Supplied data:
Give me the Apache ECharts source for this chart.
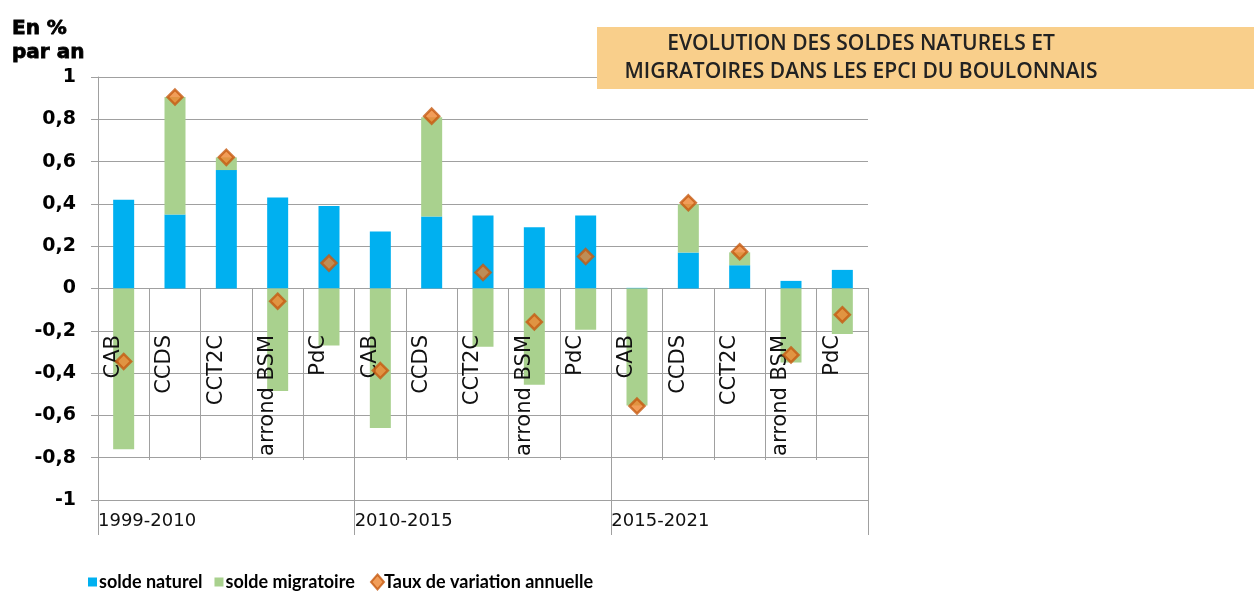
<!DOCTYPE html>
<html>
<head>
<meta charset="utf-8">
<script src="https://cdn.jsdelivr.net/npm/echarts@6/dist/echarts.min.js"></script>
<style>html,body{margin:0;padding:0;background:#fff;}#c{width:1254px;height:593px;}</style>
</head>
<body>
<div id="c"></div>
<script>
var categories = ['CAB','CCDS','CCT2C','arrond BSM','PdC','CAB','CCDS','CCT2C','arrond BSM','PdC','CAB','CCDS','CCT2C','arrond BSM','PdC'];
var periods = ['1999-2010','2010-2015','2015-2021'];
var soldeNaturel = [0.42,0.35,0.56,0.43,0.39, 0.27,0.34,0.345,0.29,0.345, 0.003,0.17,0.11,0.036,0.088];
var soldeMigratoire = [-0.76,0.555,0.06,-0.485,-0.27, -0.66,0.47,-0.275,-0.455,-0.195, -0.553,0.228,0.061,-0.35,-0.215];
var tauxVariation = [-0.345,0.905,0.62,-0.06,0.12, -0.388,0.815,0.076,-0.158,0.151, -0.556,0.405,0.174,-0.314,-0.124];
var yTicks = {min:-1, max:1, interval:0.2};

var gridCol = '#A0A0A0';
var chart = echarts.init(document.getElementById('c'), null, {renderer:'canvas'});
// main plot area, an upper "half" whose bottom edge sits on the zero line (y = 288),
// and a copy shifted left that only carries the rotated category labels
var plotBox = {left:98, right:386, top:77, bottom:93, containLabel:false, outerBoundsMode:'none'};
var upperBox = {left:98, right:386, top:77, bottom:305, containLabel:false, outerBoundsMode:'none'};
var labelBox = {left:88, right:396, top:77, bottom:305, containLabel:false, outerBoundsMode:'none'};
var legendFont = {fontFamily:'Lato', fontWeight:'bold', fontSize:18, color:'#000'};
chart.setOption({
  animation:false,
  backgroundColor:'#fff',
  title:{
    text:'En %\npar an', left:7, top:12,
    textStyle:{fontFamily:'DejaVu Sans', fontWeight:'bold', fontSize:20, color:'#000', lineHeight:24,
      textBorderColor:'#000', textBorderWidth:0.8}
  },
  graphic:[
    {type:'rect', left:597, top:27, z:100, shape:{width:657, height:62}, style:{fill:'#F9CF8B'}},
    {type:'text', z:101, x:861, y:58, style:{
      text:'EVOLUTION DES SOLDES NATURELS ET\nMIGRATOIRES DANS LES EPCI DU BOULONNAIS',
      font:'600 21px "Open Sans"', fill:'#222', align:'center', verticalAlign:'middle', lineHeight:28}}
  ],
  legend:[
    {data:['solde naturel','solde migratoire'], left:83, top:568, itemWidth:9, itemHeight:9, itemGap:12, icon:'rect',
     textStyle:Object.assign({padding:[0,0,0,-3]}, legendFont)},
    {data:[{name:'Taux de variation annuelle', icon:'diamond'}], left:365, top:568, itemWidth:13, itemHeight:15,
     textStyle:Object.assign({padding:[0,0,0,-5]}, legendFont)}
  ],
  grid:[plotBox, upperBox, upperBox, labelBox],
  xAxis:[
    {type:'category', gridIndex:0, data:categories, show:false},
    {type:'category', gridIndex:1, data:categories, position:'bottom',
     axisLine:{show:true, onZero:false, lineStyle:{color:gridCol, width:1}},
     axisTick:{show:true, interval:0, length:172, lineStyle:{color:gridCol}},
     axisLabel:{show:false, interval:0},
     splitLine:{show:false}},
    {type:'value', gridIndex:2, min:0, max:15, interval:5, position:'bottom',
     axisLine:{show:false, onZero:false},
     axisTick:{show:true, length:247, lineStyle:{color:gridCol}},
     axisLabel:{show:true, margin:224, align:'left', fontFamily:'DejaVu Sans', fontSize:18, color:'#111',
       formatter:function(v){ var i = Math.round(v/5); return i < periods.length ? periods[i] : ''; }},
     splitLine:{show:false}},
    {type:'category', gridIndex:3, data:categories, position:'bottom', z:20,
     axisLine:{show:false, onZero:false}, axisTick:{show:false},
     axisLabel:{interval:0, rotate:90, margin:47, fontFamily:'DejaVu Sans', fontSize:21, color:'#111', hideOverlap:false},
     splitLine:{show:false}}
  ],
  yAxis:[
    {type:'value', gridIndex:0, min:yTicks.min, max:yTicks.max, interval:yTicks.interval,
     axisLine:{show:true, lineStyle:{color:gridCol}},
     axisTick:{show:true, length:7, lineStyle:{color:gridCol}},
     axisLabel:{margin:22, fontFamily:'DejaVu Sans', fontWeight:'bold', fontSize:19, color:'#000',
       formatter:function(v){ var r = Math.round(v*10)/10; return String(r).replace('.', ','); }},
     splitLine:{show:true, lineStyle:{color:gridCol, width:1}}},
    {type:'value', gridIndex:1, min:0, max:1, show:false},
    {type:'value', gridIndex:2, min:0, max:1, show:false},
    {type:'value', gridIndex:3, min:0, max:1, show:false}
  ],
  series:[
    {name:'solde naturel', type:'bar', stack:'s', xAxisIndex:0, yAxisIndex:0, barWidth:21, data:soldeNaturel,
     itemStyle:{color:'#00B0F0'}},
    {name:'solde migratoire', type:'bar', stack:'s', xAxisIndex:0, yAxisIndex:0, barWidth:21, data:soldeMigratoire,
     itemStyle:{color:'#A9D18E'}},
    {name:'Taux de variation annuelle', type:'scatter', xAxisIndex:0, yAxisIndex:0, symbol:'diamond', symbolSize:15, z:30,
     data:tauxVariation, itemStyle:{color:'#EE8530', borderColor:'#C55A11', borderWidth:2.5}}
  ]
});
</script>
</body>
</html>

Given request: Every line above should be returned exactly; the pictures stay out.

Output for this task:
Give me the Apache ECharts source for this chart.
<!DOCTYPE html>
<html>
<head>
<meta charset="utf-8">
<script src="https://cdn.jsdelivr.net/npm/echarts@6/dist/echarts.min.js"></script>
<style>html,body{margin:0;padding:0;background:#fff;}#c{width:1254px;height:593px;}</style>
</head>
<body>
<div id="c"></div>
<script>
var categories = ['CAB','CCDS','CCT2C','arrond BSM','PdC','CAB','CCDS','CCT2C','arrond BSM','PdC','CAB','CCDS','CCT2C','arrond BSM','PdC'];
var periods = ['1999-2010','2010-2015','2015-2021'];
var soldeNaturel = [0.42,0.35,0.56,0.43,0.39, 0.27,0.34,0.345,0.29,0.345, 0.003,0.17,0.11,0.036,0.088];
var soldeMigratoire = [-0.76,0.555,0.06,-0.485,-0.27, -0.66,0.47,-0.275,-0.455,-0.195, -0.553,0.228,0.061,-0.35,-0.215];
var tauxVariation = [-0.345,0.905,0.62,-0.06,0.12, -0.388,0.815,0.076,-0.158,0.151, -0.556,0.405,0.174,-0.314,-0.124];
var yTicks = {min:-1, max:1, interval:0.2};

var gridCol = '#A0A0A0';
var chart = echarts.init(document.getElementById('c'), null, {renderer:'canvas'});
// main plot area, an upper "half" whose bottom edge sits on the zero line (y = 288),
// and a copy shifted left that only carries the rotated category labels
var plotBox = {left:98, right:386, top:77, bottom:93, containLabel:false, outerBoundsMode:'none'};
var upperBox = {left:98, right:386, top:77, bottom:305, containLabel:false, outerBoundsMode:'none'};
var labelBox = {left:88, right:396, top:77, bottom:305, containLabel:false, outerBoundsMode:'none'};
var legendFont = {fontFamily:'Lato', fontWeight:'bold', fontSize:18, color:'#000'};
chart.setOption({
  animation:false,
  backgroundColor:'#fff',
  title:{
    text:'En %\npar an', left:7, top:12,
    textStyle:{fontFamily:'DejaVu Sans', fontWeight:'bold', fontSize:20, color:'#000', lineHeight:24,
      textBorderColor:'#000', textBorderWidth:0.8}
  },
  graphic:[
    {type:'rect', left:597, top:27, z:100, shape:{width:657, height:62}, style:{fill:'#F9CF8B'}},
    {type:'text', z:101, x:861, y:58, style:{
      text:'EVOLUTION DES SOLDES NATURELS ET\nMIGRATOIRES DANS LES EPCI DU BOULONNAIS',
      font:'600 21px "Open Sans"', fill:'#222', align:'center', verticalAlign:'middle', lineHeight:28}}
  ],
  legend:[
    {data:['solde naturel','solde migratoire'], left:83, top:568, itemWidth:9, itemHeight:9, itemGap:12, icon:'rect',
     textStyle:Object.assign({padding:[0,0,0,-3]}, legendFont)},
    {data:[{name:'Taux de variation annuelle', icon:'diamond'}], left:365, top:568, itemWidth:13, itemHeight:15,
     textStyle:Object.assign({padding:[0,0,0,-5]}, legendFont)}
  ],
  grid:[plotBox, upperBox, upperBox, labelBox],
  xAxis:[
    {type:'category', gridIndex:0, data:categories, show:false},
    {type:'category', gridIndex:1, data:categories, position:'bottom',
     axisLine:{show:true, onZero:false, lineStyle:{color:gridCol, width:1}},
     axisTick:{show:true, interval:0, length:172, lineStyle:{color:gridCol}},
     axisLabel:{show:false, interval:0},
     splitLine:{show:false}},
    {type:'value', gridIndex:2, min:0, max:15, interval:5, position:'bottom',
     axisLine:{show:false, onZero:false},
     axisTick:{show:true, length:247, lineStyle:{color:gridCol}},
     axisLabel:{show:true, margin:224, align:'left', fontFamily:'DejaVu Sans', fontSize:18, color:'#111',
       formatter:function(v){ var i = Math.round(v/5); return i < periods.length ? periods[i] : ''; }},
     splitLine:{show:false}},
    {type:'category', gridIndex:3, data:categories, position:'bottom', z:20,
     axisLine:{show:false, onZero:false}, axisTick:{show:false},
     axisLabel:{interval:0, rotate:90, margin:47, fontFamily:'DejaVu Sans', fontSize:21, color:'#111', hideOverlap:false},
     splitLine:{show:false}}
  ],
  yAxis:[
    {type:'value', gridIndex:0, min:yTicks.min, max:yTicks.max, interval:yTicks.interval,
     axisLine:{show:true, lineStyle:{color:gridCol}},
     axisTick:{show:true, length:7, lineStyle:{color:gridCol}},
     axisLabel:{margin:22, fontFamily:'DejaVu Sans', fontWeight:'bold', fontSize:19, color:'#000',
       formatter:function(v){ var r = Math.round(v*10)/10; return String(r).replace('.', ','); }},
     splitLine:{show:true, lineStyle:{color:gridCol, width:1}}},
    {type:'value', gridIndex:1, min:0, max:1, show:false},
    {type:'value', gridIndex:2, min:0, max:1, show:false},
    {type:'value', gridIndex:3, min:0, max:1, show:false}
  ],
  series:[
    {name:'solde naturel', type:'bar', stack:'s', xAxisIndex:0, yAxisIndex:0, barWidth:21, data:soldeNaturel,
     itemStyle:{color:'#00B0F0'}},
    {name:'solde migratoire', type:'bar', stack:'s', xAxisIndex:0, yAxisIndex:0, barWidth:21, data:soldeMigratoire,
     itemStyle:{color:'#A9D18E'}},
    {name:'Taux de variation annuelle', type:'scatter', xAxisIndex:0, yAxisIndex:0, symbol:'diamond', symbolSize:15, z:30,
     data:tauxVariation, itemStyle:{color:'#EE8530', borderColor:'#C55A11', borderWidth:2.5}}
  ]
});
</script>
</body>
</html>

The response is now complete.